The menu at Za’atar is divided into appetizers, plates, salads, sandwiches, sides and dessert, along with offerings from the large fire burning oven. The bakery goods have that beautiful lightly charred and golden brown quality that makes them irresistible. You have your choice of the house bread, which is served plain ($2.50) or topped with cheese ($3.50) or spiced meat (called Lahmajeen—$3.50). Classic pita is fresh with a lightly crispy outer edge for just $1, but then there’s the samoon. If you’re looking for something more unique than what you’ll find at other Middle Eastern eateries in town, get the football-shaped and fluffy samoon bread which is sold two for $1. Be warned, though, that the samoon does tend to sell out, so it’s best to pop in early if you want it.

Going to Za’atar is more than just beautiful bread, though. You’ll want to start with either the baba ghanoush or the mashui (both $5 and served with sliced pita for dipping). Typically, I find baba ghanoush can be a little underwhelming in terms of flavor and texture—more of a menu afterthought than a purposeful dish. That’s not the case at Za’atar where the dip comes with distinct pieces of eggplant that carry a delicate roasted flavor paired with garlic and tahini. The mashui is another of those things that sets Za’atar apart. Like the samoon, you might not have seen it on a Middle Eastern menu before, but the rough pureee of roasted vegetables is a rare treat. While the dip could have used a little more salt and maybe some citrus to really bring out the flavor, the simplicity of the dish also let the roast on the vegetables shine through.

Next, you’ll want to try the restaurant’s take on tabouli ($4).

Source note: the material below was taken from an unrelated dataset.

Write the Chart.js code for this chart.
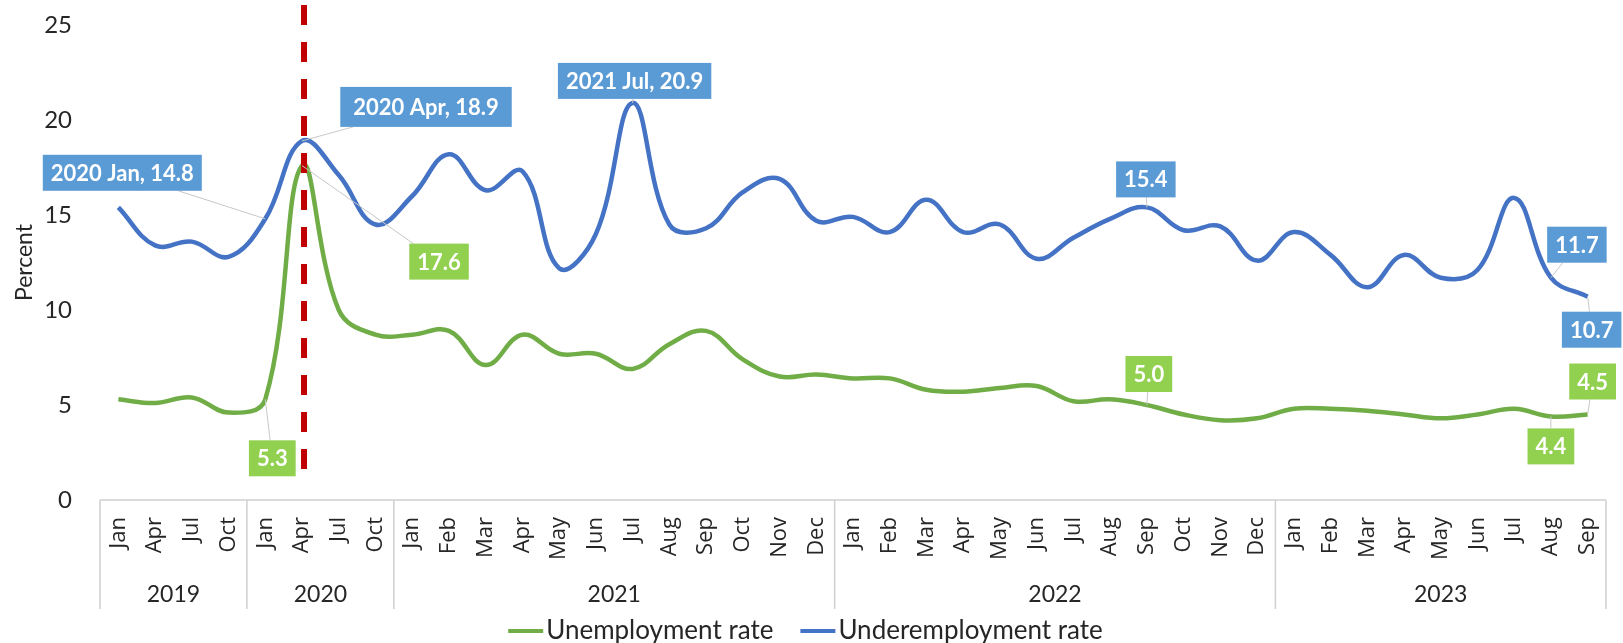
<!DOCTYPE html>
<html>
<head>
<meta charset="utf-8">
<title>Unemployment and underemployment rate</title>
<script src="https://cdn.jsdelivr.net/npm/chart.js@4.4.1/dist/chart.umd.min.js"></script>
<style>
  html, body { margin: 0; padding: 0; background: #fff; }
</style>
</head>
<body>
<canvas id="rates" width="1623" height="643"></canvas>
<script>
// Category axis: each year and the months sampled in it
const years = ['2019', '2020', '2021', '2022', '2023'];
const monthsByYear = [
  ['Jan', 'Apr', 'Jul', 'Oct'],
  ['Jan', 'Apr', 'Jul', 'Oct'],
  ['Jan', 'Feb', 'Mar', 'Apr', 'May', 'Jun', 'Jul', 'Aug', 'Sep', 'Oct', 'Nov', 'Dec'],
  ['Jan', 'Feb', 'Mar', 'Apr', 'May', 'Jun', 'Jul', 'Aug', 'Sep', 'Oct', 'Nov', 'Dec'],
  ['Jan', 'Feb', 'Mar', 'Apr', 'May', 'Jun', 'Jul', 'Aug', 'Sep']
];

// Percent
const unemployment = [
  5.3, 5.1, 5.4, 4.6,
  5.3, 17.6, 10.0, 8.7,
  8.7, 8.9, 7.1, 8.7, 7.7, 7.7, 6.9, 8.2, 8.9, 7.4, 6.5, 6.6,
  6.4, 6.4, 5.8, 5.7, 5.9, 6.0, 5.2, 5.3, 5.0, 4.5, 4.2, 4.3,
  4.8, 4.8, 4.7, 4.5, 4.3, 4.5, 4.8, 4.4, 4.5
];
const underemployment = [
  15.4, 13.4, 13.6, 12.8,
  14.8, 18.9, 17.1, 14.5,
  16.0, 18.2, 16.3, 17.3, 12.2, 14.0, 20.9, 14.5, 14.3, 16.2, 16.9, 14.7,
  14.9, 14.1, 15.8, 14.1, 14.5, 12.7, 13.8, 14.8, 15.4, 14.2, 14.4, 12.6,
  14.1, 12.9, 11.2, 12.9, 11.7, 12.1, 15.9, 11.7, 10.7
];
const yTicks = [0, 5, 10, 15, 20, 25];

// flatten to one label per point, remembering the year of each
const monthLabels = [];
const yearOf = [];
monthsByYear.forEach((months, i) => {
  months.forEach(m => { monthLabels.push(m); yearOf.push(years[i]); });
});

const markerIndex = 5; // 2020 Apr

// value boxes: which series/point, and where the box sits relative to it
const callouts = [
  { series: 1, index: 4, withDate: true, dx: -143, dy: -46 },
  { series: 1, index: 5, withDate: true, dx: 124, dy: -34, h: 40, pad: 26 },
  { series: 1, index: 14, withDate: true, dx: 2, dy: -22 },
  { series: 1, index: 28, dx: -1, dy: -28 },
  { series: 1, index: 39, dx: 26, dy: -33 },
  { series: 1, index: 40, dx: 4, dy: 33 },
  { series: 0, index: 4, dx: 7, dy: 59 },
  { series: 0, index: 5, dx: 137, dy: 96 },
  { series: 0, index: 28, dx: 2, dy: -31 },
  { series: 0, index: 39, dx: 0, dy: 30 },
  { series: 0, index: 40, dx: 5, dy: -33 }
];

const labelFills = ['#92D050', '#5B9BD5'];
const textFont = 'Lato, "Open Sans", sans-serif';

// year row, group dividers and axis line under the plot
const groupAxis = {
  id: 'groupAxis',
  afterDraw(chart) {
    const { ctx, chartArea } = chart;
    const x = chart.scales.x;
    const step = x.getPixelForValue(1) - x.getPixelForValue(0);
    const base = chartArea.bottom;
    const rowEnd = base + 109;
    ctx.save();
    ctx.strokeStyle = '#D0D0D0';
    ctx.lineWidth = 1.5;
    ctx.beginPath();
    ctx.moveTo(chartArea.left, base);
    ctx.lineTo(chartArea.right, base);
    let start = 0;
    const edges = [chartArea.left];
    monthsByYear.forEach(months => {
      start += months.length;
      edges.push(x.getPixelForValue(start - 1) + step / 2);
    });
    edges.forEach(ex => {
      ctx.moveTo(ex, base);
      ctx.lineTo(ex, rowEnd);
    });
    ctx.stroke();

    ctx.fillStyle = '#262626';
    ctx.font = '23px ' + textFont;
    ctx.textAlign = 'center';
    ctx.textBaseline = 'middle';
    years.forEach((yr, i) => {
      ctx.fillText(yr, (edges[i] + edges[i + 1]) / 2, base + 95);
    });
    ctx.restore();
  }
};

// dashed marker at the start of the pandemic
const marker = {
  id: 'marker',
  afterDatasetsDraw(chart) {
    const { ctx } = chart;
    const px = chart.scales.x.getPixelForValue(markerIndex) + 2;
    ctx.save();
    ctx.strokeStyle = '#C00000';
    ctx.lineWidth = 6;
    ctx.setLineDash([20, 17]);
    ctx.beginPath();
    ctx.moveTo(px, 5);
    ctx.lineTo(px, chart.scales.y.getPixelForValue(1.5));
    ctx.stroke();
    ctx.restore();
  }
};

// boxed value labels with leader lines
const valueBoxes = {
  id: 'valueBoxes',
  afterDraw(chart) {
    const { ctx } = chart;
    const x = chart.scales.x, y = chart.scales.y;
    ctx.save();
    ctx.font = 'bold 22px ' + textFont;
    callouts.forEach(c => {
      const v = chart.data.datasets[c.series].data[c.index];
      const px = x.getPixelForValue(c.index);
      const py = y.getPixelForValue(v);
      const text = c.withDate
        ? `${yearOf[c.index]} ${monthLabels[c.index]}, ${v.toFixed(1)}`
        : v.toFixed(1);
      const w = ctx.measureText(text).width + (c.pad || 16);
      const h = c.h || 36;
      const bx = px + c.dx, by = py + c.dy;

      const ddx = px - bx, ddy = py - by;
      const t = Math.min(
        ddx ? (w / 2) / Math.abs(ddx) : Infinity,
        ddy ? (h / 2) / Math.abs(ddy) : Infinity
      );
      if (t < 1) {
        ctx.strokeStyle = '#C8C8C8';
        ctx.lineWidth = 1;
        ctx.beginPath();
        ctx.moveTo(bx + ddx * t, by + ddy * t);
        ctx.lineTo(px, py);
        ctx.stroke();
      }

      ctx.fillStyle = labelFills[c.series];
      ctx.fillRect(bx - w / 2, by - h / 2, w, h);
      ctx.fillStyle = '#fff';
      ctx.textAlign = 'center';
      ctx.textBaseline = 'middle';
      ctx.fillText(text, bx, by + 1);
    });
    ctx.restore();
  }
};

// legend row at the bottom
const lineLegend = {
  id: 'lineLegend',
  afterDraw(chart) {
    const { ctx, width, height } = chart;
    const sample = 35, gap = 3, between = 27;
    ctx.save();
    ctx.font = '26px ' + textFont;
    const items = chart.data.datasets.map(ds => ({
      text: ds.label, color: ds.borderColor, w: ctx.measureText(ds.label).width
    }));
    const total = items.reduce((s, it) => s + sample + gap + it.w, 0) + between * (items.length - 1);
    let cx = (width - total) / 2 - 6;
    const cy = height - 12;
    items.forEach(it => {
      ctx.strokeStyle = it.color;
      ctx.lineWidth = 4;
      ctx.beginPath();
      ctx.moveTo(cx, cy);
      ctx.lineTo(cx + sample, cy);
      ctx.stroke();
      cx += sample + gap;
      ctx.fillStyle = '#262626';
      ctx.textAlign = 'left';
      ctx.textBaseline = 'middle';
      ctx.fillText(it.text, cx, cy);
      cx += it.w + between;
    });
    ctx.restore();
  }
};

new Chart(document.getElementById('rates'), {
  type: 'line',
  data: {
    labels: monthLabels,
    datasets: [
      {
        label: 'Unemployment rate',
        data: unemployment,
        borderColor: '#70AD47',
        backgroundColor: '#70AD47',
        borderWidth: 4.5,
        pointRadius: 0,
        tension: 0.4
      },
      {
        label: 'Underemployment rate',
        data: underemployment,
        borderColor: '#4472C4',
        backgroundColor: '#4472C4',
        borderWidth: 4.5,
        pointRadius: 0,
        tension: 0.4
      }
    ]
  },
  options: {
    responsive: false,
    animation: false,
    devicePixelRatio: 1,
    layout: { padding: { left: 0, right: 17, top: 25, bottom: 34 } },
    plugins: {
      legend: { display: false },
      tooltip: { enabled: false }
    },
    scales: {
      x: {
        offset: true,
        grid: { display: false, drawTicks: false },
        border: { display: false },
        ticks: {
          autoSkip: false,
          minRotation: 90,
          maxRotation: 90,
          padding: 17,
          color: '#262626',
          font: { family: '"Open Sans", sans-serif', size: 22 }
        },
        afterFit(scale) {
          scale.height = 109;
          scale.paddingLeft = 0;
          scale.paddingRight = 0;
        }
      },
      y: {
        min: 0,
        max: 25,
        afterBuildTicks(scale) { scale.ticks = yTicks.map(v => ({ value: v })); },
        grid: { display: false, drawTicks: false },
        border: { display: false },
        ticks: {
          padding: 28,
          color: '#262626',
          font: { family: textFont, size: 24 }
        },
        title: {
          display: true,
          text: 'Percent',
          color: '#262626',
          padding: { top: 11, bottom: 0 },
          font: { family: textFont, size: 23 }
        },
        afterFit(scale) {
          scale.width = 100;
          // tick padding should only push labels sideways, not shrink the plot
          scale.paddingTop = 0;
          scale.paddingBottom = 0;
        }
      }
    }
  },
  plugins: [marker, groupAxis, valueBoxes, lineLegend]
});
</script>
</body>
</html>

While many taboulis I’ve had before were heavy on the bulgur wheat, this dish is more reliant on generous amounts of parsley and lemon juice. It’s tart and tangy and herby in all the right ways, making it ideal to pile atop almost anything else you order. For a bit more crunch, the fatoush salad offers a standard mix of romaine, cucumber and tomato dressed and tossed with housemade pita chips ($4). The restaurant also serves lentil soup in a cup for $3 or a bowl for $5.

Much of what’s on the Za’atar menu is priced around $5, but, if you’re in for dinner, you’ll want to order one of the large plates, which run between $8 and $10, to sample more of what Za’atar offers. Plates include a veggie combo with falafel and your choice of dips, a hummus and spicy grilled sirloin dish, chicken or beef kabob, gyro and chicken or beef shawarma.

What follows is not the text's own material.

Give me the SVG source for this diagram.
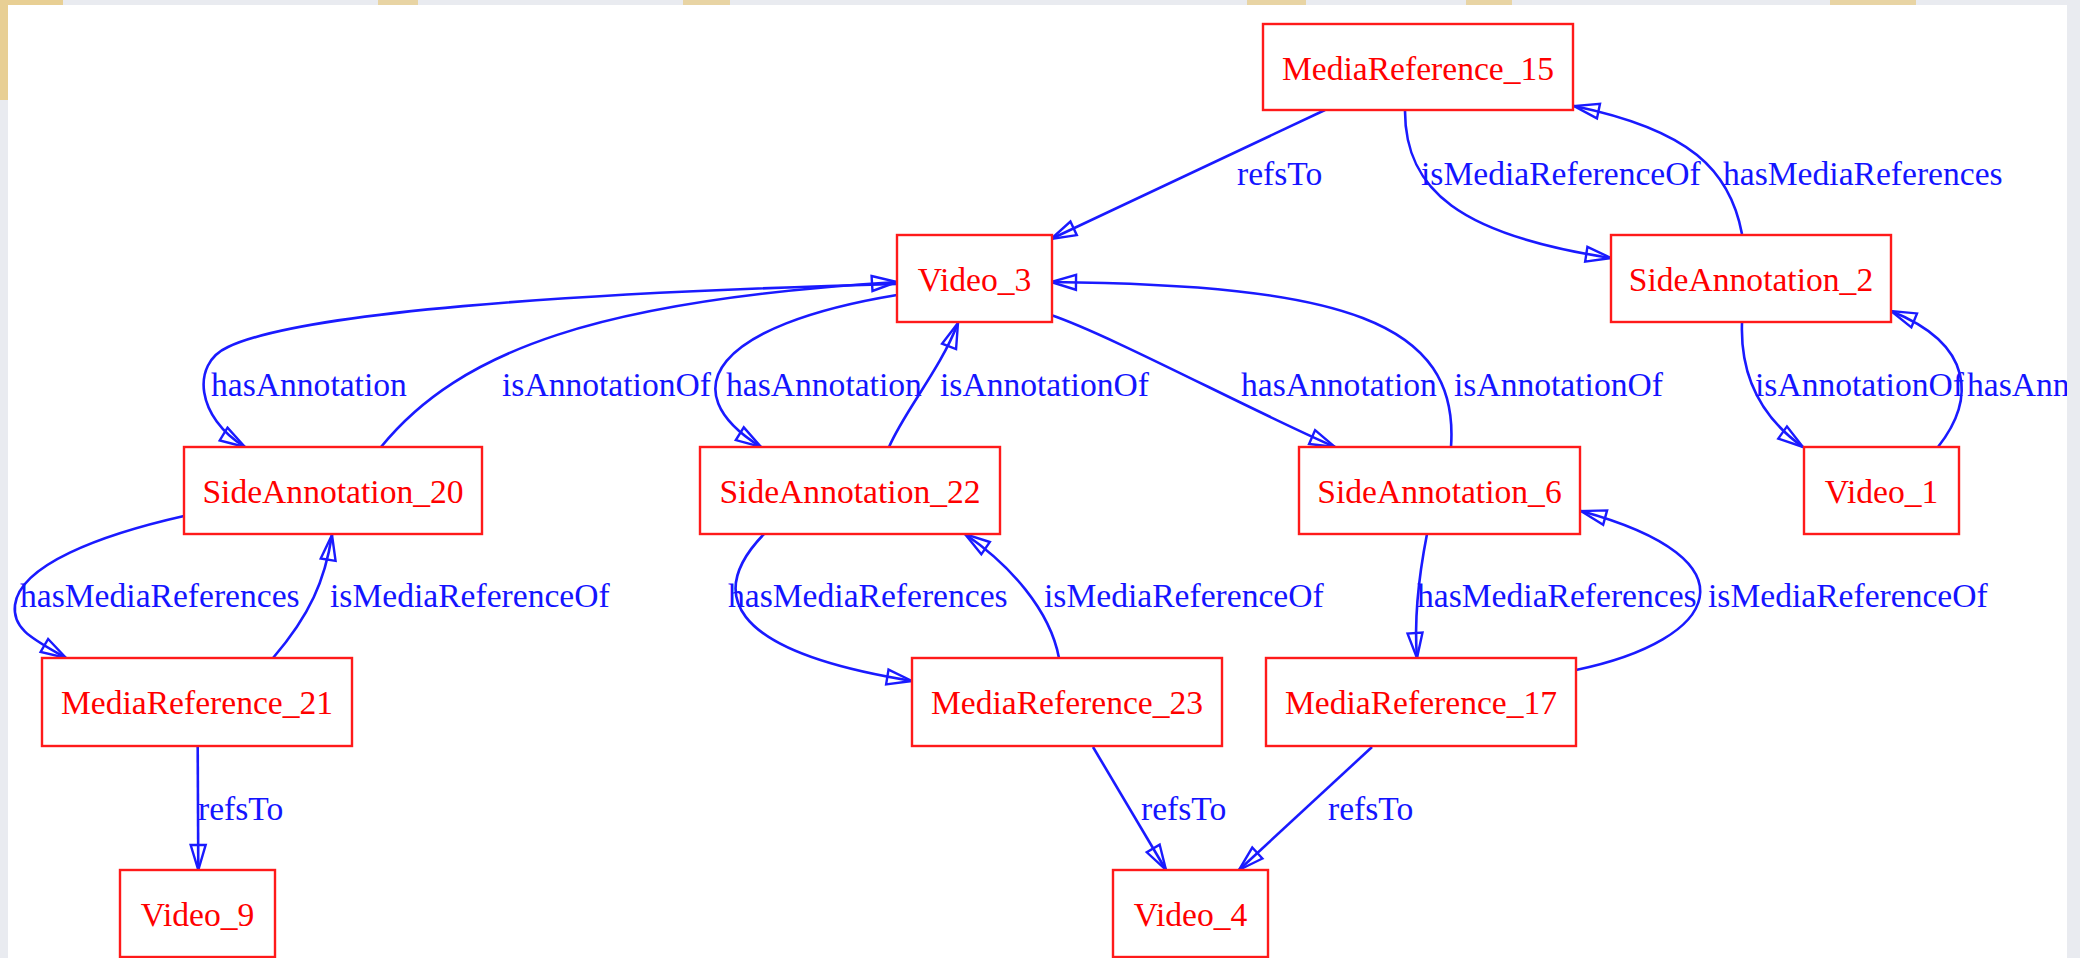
<svg xmlns="http://www.w3.org/2000/svg" width="2080" height="958" viewBox="0 0 2080 958">
<style>
.node rect{fill:#fff;stroke:#ff1a1a;stroke-width:2.4}
.node text{fill:#ff0000;font-family:"Liberation Serif","Times New Roman",serif;font-size:33.6px;text-anchor:middle}
.edge path{fill:none;stroke:#1a1aff;stroke-width:2.6;marker-end:url(#ah)}
.edge text{fill:#1414ff;font-family:"Liberation Serif","Times New Roman",serif;font-size:33.6px}
</style>
<defs>
<marker id="ah" markerUnits="userSpaceOnUse" markerWidth="30" markerHeight="18" refX="25" refY="7.5" orient="auto" overflow="visible">
<path d="M0,0 L25,7.5 L0,15 Z" fill="none" stroke="#1a1aff" stroke-width="2.4"/>
</marker>
<clipPath id="panel"><rect x="8" y="5" width="2059" height="953"/></clipPath>
</defs>
<g id="background">
<rect x="0" y="0" width="2080" height="958" fill="#e9ebf0"/>
<rect x="0" y="0" width="63" height="5" fill="#e8cf94"/>
<rect x="0" y="0" width="8" height="100" fill="#e8cf94"/>
<rect x="378" y="0" width="40" height="5" fill="#e8d4a4"/>
<rect x="683" y="0" width="47" height="5" fill="#e8d4a4"/>
<rect x="1247" y="0" width="59" height="5" fill="#e8d4a4"/>
<rect x="1466" y="0" width="46" height="5" fill="#e8d4a4"/>
<rect x="1830" y="0" width="86" height="5" fill="#e8d4a4"/>
<rect x="8" y="5" width="2059" height="953" fill="#ffffff"/>
</g>
<g id="connectors" clip-path="url(#panel)">
<g class="edge" id="e_MR15_V3"><path d="M1325,110 L1051,239"/><text x="1237" y="185">refsTo</text></g>
<g class="edge" id="e_MR15_SA2"><path d="M1405,111 C1405,190 1460,235 1611,258"/><text x="1421" y="185">isMediaReferenceOf</text></g>
<g class="edge" id="e_SA2_MR15"><path d="M1742,234 C1730,170 1690,130 1574,106"/><text x="1723" y="185">hasMediaReferences</text></g>
<g class="edge" id="e_V3_SA20"><path d="M897,284 C560,293 300,313 228,347 C190,364 197,418 245,447"/><text x="211" y="396">hasAnnotation</text></g>
<g class="edge" id="e_SA20_V3"><path d="M381,447 C460,350 600,300 897,282"/><text x="502" y="396">isAnnotationOf</text></g>
<g class="edge" id="e_V3_SA22"><path d="M897,295 C715,325 670,390 761,447"/><text x="726" y="396">hasAnnotation</text></g>
<g class="edge" id="e_SA22_V3"><path d="M889,447 C905,410 940,370 958,323"/><text x="940" y="396">isAnnotationOf</text></g>
<g class="edge" id="e_V3_SA6"><path d="M1051,315 C1110,335 1250,410 1335,447"/><text x="1241" y="396">hasAnnotation</text></g>
<g class="edge" id="e_SA6_V3"><path d="M1451,447 C1460,320 1340,285 1051,282"/><text x="1454" y="396">isAnnotationOf</text></g>
<g class="edge" id="e_SA2_V1"><path d="M1742,323 C1740,380 1765,420 1803,447"/><text x="1755" y="396">isAnnotationOf</text></g>
<g class="edge" id="e_V1_SA2"><path d="M1938,447 C1975,400 1975,345 1891,311"/><text x="1967" y="396">hasAnnotation</text></g>
<g class="edge" id="e_SA20_MR21"><path d="M184,516 C100,535 20,565 15,605 C12,630 35,640 66,658"/><text x="20" y="607">hasMediaReferences</text></g>
<g class="edge" id="e_MR21_SA20"><path d="M273,658 C310,615 325,580 332,535"/><text x="330" y="607">isMediaReferenceOf</text></g>
<g class="edge" id="e_MR21_V9"><path d="M197.7,747 L198.3,870"/><text x="198" y="820">refsTo</text></g>
<g class="edge" id="e_SA22_MR23"><path d="M764,534 C710,590 720,650 912,681"/><text x="728" y="607">hasMediaReferences</text></g>
<g class="edge" id="e_MR23_SA22"><path d="M1059,658 C1050,610 1010,565 965,534"/><text x="1044" y="607">isMediaReferenceOf</text></g>
<g class="edge" id="e_SA6_MR17"><path d="M1427,534 C1418,580 1414,620 1417,658"/><text x="1417" y="607">hasMediaReferences</text></g>
<g class="edge" id="e_MR17_SA6"><path d="M1576,670 C1720,640 1760,560 1581,511"/><text x="1708" y="607">isMediaReferenceOf</text></g>
<g class="edge" id="e_MR23_V4"><path d="M1093,747 L1166,870"/><text x="1141" y="820">refsTo</text></g>
<g class="edge" id="e_MR17_V4"><path d="M1372,747 L1239,870"/><text x="1328" y="820">refsTo</text></g>
</g>
<g id="MediaReference_15" class="node"><rect x="1263" y="24" width="310" height="86"/><text x="1418" y="79.5">MediaReference_15</text></g>
<g id="Video_3" class="node"><rect x="897" y="235" width="155" height="87"/><text x="974.5" y="290.5">Video_3</text></g>
<g id="SideAnnotation_2" class="node"><rect x="1611" y="235" width="280" height="87"/><text x="1751" y="290.5">SideAnnotation_2</text></g>
<g id="SideAnnotation_20" class="node"><rect x="184" y="447" width="298" height="87"/><text x="333" y="502.5">SideAnnotation_20</text></g>
<g id="SideAnnotation_22" class="node"><rect x="700" y="447" width="300" height="87"/><text x="850" y="502.5">SideAnnotation_22</text></g>
<g id="SideAnnotation_6" class="node"><rect x="1299" y="447" width="281" height="87"/><text x="1439.5" y="502.5">SideAnnotation_6</text></g>
<g id="Video_1" class="node"><rect x="1804" y="447" width="155" height="87"/><text x="1881.5" y="502.5">Video_1</text></g>
<g id="MediaReference_21" class="node"><rect x="42" y="658" width="310" height="88"/><text x="197" y="714">MediaReference_21</text></g>
<g id="MediaReference_23" class="node"><rect x="912" y="658" width="310" height="88"/><text x="1067" y="714">MediaReference_23</text></g>
<g id="MediaReference_17" class="node"><rect x="1266" y="658" width="310" height="88"/><text x="1421" y="714">MediaReference_17</text></g>
<g id="Video_9" class="node"><rect x="120" y="870" width="155" height="87"/><text x="197.5" y="926">Video_9</text></g>
<g id="Video_4" class="node"><rect x="1113" y="870" width="155" height="87"/><text x="1190.5" y="926">Video_4</text></g>
</svg>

If you have some time, sit and wait about 20 minutes for the chicken kabob, which is freshly grilled and charred with a light marinade. It pairs well with accompanying charred onion, bright saffron rice, a side salad and cooling tzatziki. However, if you’d rather not wait, try the gryo plate. Thick chunks of slow-roasted gyro are shaved off a verticle spit to order, offering a lot of flavor, without the time commitment.

In terms of sandwiches, which come served inside the oblong samoon bread, gyro ($6), shawarma ($6 for chicken, $7 for beef) and falafel are all available with various accompaniments, including the option to make it a combo meal with fries and a drink for a couple extra dollars. For $4, the falafel sandwich will have you returning to Za’atar over and over for a quick, cheap and tasty lunch, which is washed down well with their intriguing herbal iced mint tea.

To finish the meal, order a strong Arabic coffee ($2) and whatever variety of baklava ($2.50) the kitchen made that day. While the dessert does sell out, if you come early enough, you’ll find flaky filo paired with sweet and spiced nuts and more. One of the baklava at Za’atar even tastes as if it was tea-soaked, which kept me interested and satisfied bite after bite, capping off any visit to Za’atar enjoyably.

While the small restaurant and bakery, with its handwritten signs and near bare interior aside from tables and the kitchen, might not look like much, you’ll find that Za’atar offers flavor, authenticity and, perhaps, something you haven’t tried before for a small price.